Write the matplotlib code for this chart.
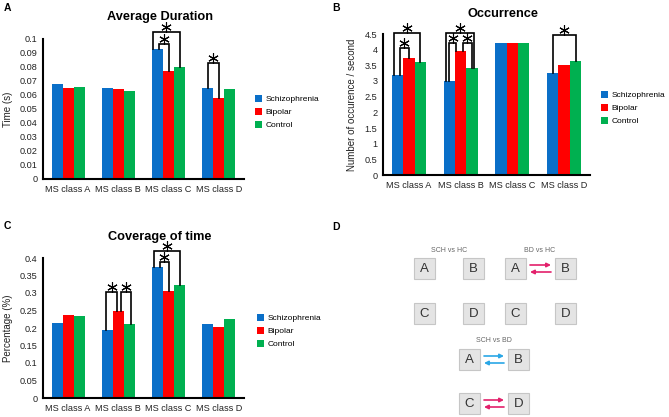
import numpy as np
import matplotlib.pyplot as plt
from matplotlib.patches import Rectangle, Patch

plt.rcParams['font.family'] = ['Liberation Sans', 'DejaVu Sans']

# data
classes = ['MS class A', 'MS class B', 'MS class C', 'MS class D']
groups = ['Schizophrenia', 'Bipolar', 'Control']
colors = ['#0a6fc8', '#ff0000', '#00b050']

dur_sch = [0.068, 0.065, 0.093, 0.065]
dur_bip = [0.065, 0.064, 0.077, 0.058]
dur_ctl = [0.066, 0.063, 0.080, 0.064]

occ_sch = [3.18, 3.00, 4.20, 3.27]
occ_bip = [3.75, 3.97, 4.20, 3.50]
occ_ctl = [3.62, 3.42, 4.21, 3.65]

cov_sch = [0.215, 0.193, 0.375, 0.212]
cov_bip = [0.238, 0.248, 0.305, 0.202]
cov_ctl = [0.233, 0.212, 0.322, 0.227]

# significance brackets: (class index, series i, series j, bracket top, leg shift i, leg shift j)
sig_dur = [(2, 0, 2, 0.1048, -0.09, 0.0), (2, 0, 1, 0.0964, 0.03, 0.0),
           (3, 0, 1, 0.0826, 0.0, 0.0)]
sig_occ = [(0, 0, 2, 4.52, -0.07, 0.0), (0, 0, 1, 4.04, 0.04, 0.0),
           (1, 0, 2, 4.52, -0.07, 0.04), (1, 0, 1, 4.22, 0.0, -0.08),
           (1, 1, 2, 4.22, 0.04, 0.0), (3, 0, 2, 4.47, 0.0, 0.0)]
sig_cov = [(1, 0, 1, 0.302, -0.02, -0.02), (1, 1, 2, 0.302, 0.05, 0.03),
           (2, 0, 2, 0.421, -0.08, 0.0), (2, 0, 1, 0.389, 0.05, 0.0)]

W, H = 669, 417
fig = plt.figure(figsize=(W / 100, H / 100), dpi=100)

bw = 0.22


def px(x, y, w, h):
    return [x / W, 1 - (y + h) / H, w / W, h / H]


def bar_panel(box_px, series, ymax, ystep, ylabel, sig, title, title_xy, leg_xy, label_px):
    ax = fig.add_axes(px(*box_px))
    x = np.arange(len(classes))
    for k, vals in enumerate(series):
        ax.bar(x + (k - 1) * bw, vals, bw, color=colors[k], label=groups[k])
    ax.set_xlim(-0.5, 3.5)
    ax.set_ylim(0, ymax)
    ax.set_yticks(np.arange(0, ymax + ystep / 2, ystep))
    ax.set_yticklabels(['%g' % round(t, 3) for t in ax.get_yticks()])
    ax.set_xticks(x)
    ax.set_xticklabels(classes)
    ax.tick_params(length=0, labelsize=6.6, colors='#222222', pad=4)
    for s in ['top', 'right']:
        ax.spines[s].set_visible(False)
    for s in ['left', 'bottom']:
        ax.spines[s].set_linewidth(1.5)
    ax.set_ylabel(ylabel, fontsize=7, color='#222222')
    ax.yaxis.set_label_coords((label_px - box_px[0]) / box_px[2], 0.5)

    for g, i, j, top, di, dj in sig:
        xi = g + (i - 1) * bw + di
        xj = g + (j - 1) * bw + dj
        yi = series[i][g]
        yj = series[j][g]
        ax.plot([xi, xi, xj, xj], [yi, top, top, yj], color='black', lw=1.2,
                clip_on=False, zorder=3, solid_joinstyle='miter')
        ax.plot((xi + xj) / 2, top + 0.036 * ymax, marker=(6, 2, 0), ms=7.5,
                mew=0.8, color='black', clip_on=False, zorder=3)

    fig.text(title_xy[0] / W, 1 - title_xy[1] / H, title, fontsize=9.2,
             fontweight='bold', ha='center', va='center')
    handles = [Patch(facecolor=c) for c in colors]
    ax.legend(handles, groups, loc='center left', frameon=False, fontsize=6,
              bbox_to_anchor=(leg_xy[0] / W, 1 - leg_xy[1] / H),
              bbox_transform=fig.transFigure, borderpad=0, borderaxespad=0,
              handlelength=0.8, handleheight=0.9, handletextpad=0.5,
              labelspacing=0.55)
    return ax


bar_panel((43, 39, 201, 140), [dur_sch, dur_bip, dur_ctl], 0.1, 0.01, 'Time (s)',
          sig_dur, 'Average Duration', (160, 17), (255, 112), 13)
bar_panel((383, 34, 207, 141), [occ_sch, occ_bip, occ_ctl], 4.5, 0.5,
          'Number of occurence / second', sig_occ, 'Occurrence', (503, 14),
          (601, 108), 357)
bar_panel((43, 258, 201, 140), [cov_sch, cov_bip, cov_ctl], 0.4, 0.05, 'Percentage (%)',
          sig_cov, 'Coverage of time', (160, 237), (257, 331), 13)

# panel D: transition diagram
axd = fig.add_axes(px(330, 205, 339, 212))
axd.set_xlim(330, 669)
axd.set_ylim(417, 205)
axd.axis('off')

box = 21
diagrams = [
    ('SCH vs HC', (449, 250), {'A': (414, 258), 'B': (463, 258), 'C': (414, 303), 'D': (463, 303)}, []),
    ('BD vs HC', (540, 250), {'A': (505, 258), 'B': (555, 258), 'C': (505, 303), 'D': (555, 303)},
     [('A', 'B', '#e3206b')]),
    ('SCH vs BD', (494, 340), {'A': (459, 349), 'B': (508, 349), 'C': (459, 393), 'D': (508, 393)},
     [('A', 'B', '#2aa7e6'), ('C', 'D', '#e3206b')]),
]
for name, (tx, ty), boxes, arrows in diagrams:
    axd.text(tx, ty, name, fontsize=5, color='#666666', ha='center', va='center')
    for letter, (bx, by) in boxes.items():
        axd.add_patch(Rectangle((bx, by), box, box, facecolor='#e4e4e4',
                                edgecolor='#c6c6c6', lw=0.8))
        axd.text(bx + box / 2, by + box / 2 + 0.5, letter, fontsize=9.5,
                 color='#333333', ha='center', va='center')
    for a, b, col in arrows:
        x0 = boxes[a][0] + box + 4
        x1 = boxes[b][0] - 4
        yc = boxes[a][1] + box / 2
        axd.annotate('', xy=(x1, yc - 3.5), xytext=(x0, yc - 3.5),
                     arrowprops=dict(arrowstyle='-|>', color=col, lw=1.2,
                                     shrinkA=0, shrinkB=0, mutation_scale=6))
        axd.annotate('', xy=(x0, yc + 3.5), xytext=(x1, yc + 3.5),
                     arrowprops=dict(arrowstyle='-|>', color=col, lw=1.2,
                                     shrinkA=0, shrinkB=0, mutation_scale=6))

for lab, (lx, ly) in zip('ABCD', [(7, 8), (336, 8), (7, 226), (336, 227)]):
    fig.text(lx / W, 1 - ly / H, lab, fontsize=7.5, fontweight='bold',
             ha='center', va='center')

fig.savefig('out.png', dpi=100)
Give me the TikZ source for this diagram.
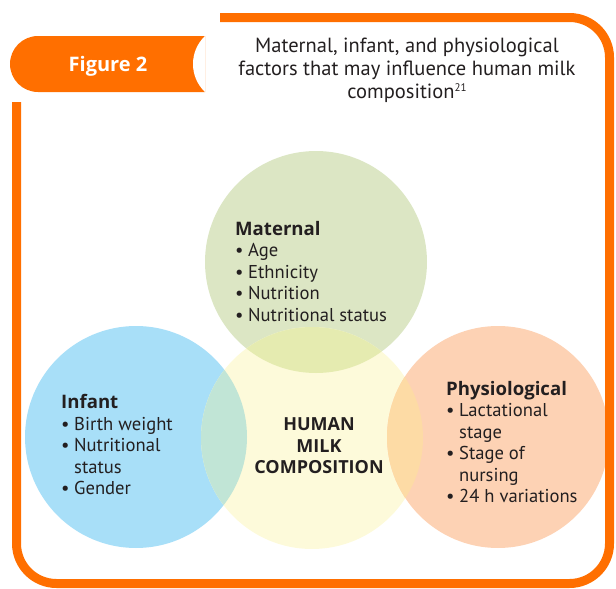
\documentclass[tikz,border=0pt]{standalone}
\usepackage{fontspec}
\setmainfont{PT Sans}
\newfontfamily\headfont{Open Sans}
\definecolor{frameorange}{HTML}{FF6F00}
\definecolor{titlegray}{HTML}{231F20}
\definecolor{matgreen}{HTML}{DCE6C4}
\definecolor{infblue}{HTML}{A8DFF8}
\definecolor{milkyellow}{HTML}{FDFADA}
\definecolor{phypeach}{HTML}{FDD2B4}
\definecolor{blueyellow}{HTML}{C1E5D6}
\definecolor{greenyellow}{HTML}{E5EBB0}
\definecolor{peachyellow}{HTML}{FDDBA5}
\newcommand{\bul}{\makebox[13pt][l]{\textbullet}}
\newcommand{\hang}{\hspace*{13pt}}
\newcommand{\head}[1]{{\headfont\bfseries #1}}

\begin{document}
\begin{tikzpicture}[x=1pt,y=-1pt,
  blob/.style={circle,minimum size=222pt,inner sep=0pt},
  listtext/.style={anchor=north west,align=left,inner sep=0pt,text=titlegray,font=\fontsize{18.6}{21.5}\selectfont}]
\useasboundingbox (0,0) rectangle (616,589);

% the four circles
\node at (316,262) [blob,fill=matgreen] (mat) {};
\node at (136,437) [blob,fill=infblue] (inf) {};
\node at (312,438) [blob,fill=milkyellow] (milk) {};
\node at (498,437) [blob,fill=phypeach] (phy) {};
\begin{scope}
  \clip (milk.center) circle (111pt);
  \fill[greenyellow] (mat.center) circle (111pt);
  \fill[blueyellow] (inf.center) circle (111pt);
  \fill[peachyellow] (phy.center) circle (111pt);
\end{scope}

% frame and tab
\draw[frameorange,line width=9pt,rounded corners=40pt] (220,17.5) -- (609.5,17.5) -- (609.5,583.5) -- (16.5,583.5) -- (16.5,102);
\begin{scope}
  \clip (10,36) rectangle (205,92);
  \fill[frameorange,rounded corners=28pt] (10,36) rectangle (260,92);
  \fill[white] (231.7,64) circle (38.7pt);
\end{scope}
\node at (108,66) [text=white,font=\headfont\bfseries\fontsize{20}{24}\selectfont] (fig) {Figure 2};
\node at (407,37.5) [anchor=north,align=center,inner sep=0pt,text=titlegray,font=\fontsize{20.5}{23.3}\selectfont] (title) {Maternal, infant, and physiological\\factors that may influence human milk\\composition{\fontsize{11}{12}\selectfont\raisebox{7pt}{21}}};

% texts
\node at (235,221) [listtext] (matlist) {\head{Maternal}\\\bul Age\\\bul Ethnicity\\\bul Nutrition\\\bul Nutritional status};
\node at (61,394.5) [listtext] (inflist) {\head{Infant}\\\bul Birth weight\\\bul Nutritional\\\hang status\\\bul Gender};
\node at (446,381) [listtext] (phylist) {\head{Physiological}\\\bul Lactational\\\hang stage\\\bul Stage of\\\hang nursing\\\bul 24 h variations};
\node at (319,446) [align=center,inner sep=0pt,text=titlegray,font=\headfont\bfseries\fontsize{18}{21.5}\selectfont] (milktext) {HUMAN\\MILK\\COMPOSITION};
\end{tikzpicture}
\end{document}
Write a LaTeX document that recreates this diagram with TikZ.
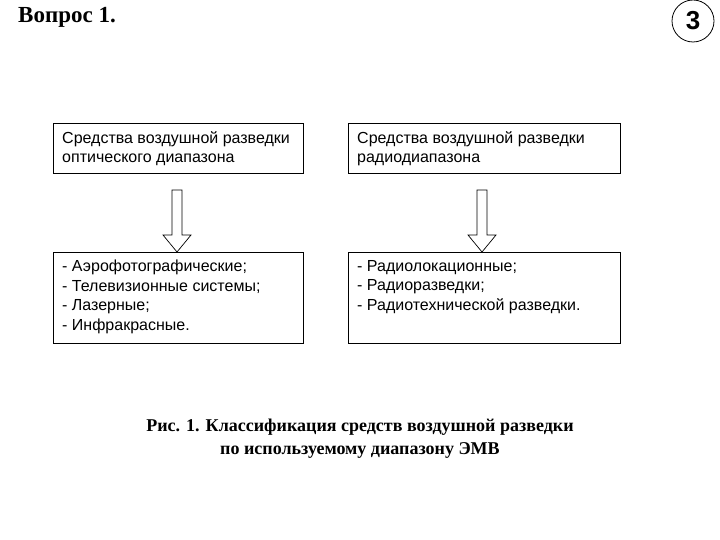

····················

-- TASK PROMPT --
Search the records for the string "this" and return every line in which it occurs.

-- OUTPUT OF THE EXERCISE --
Write the matplotlib code for this chart.
Give me the TikZ source for this diagram.
Write a LaTeX document that recreates this diagram with TikZ.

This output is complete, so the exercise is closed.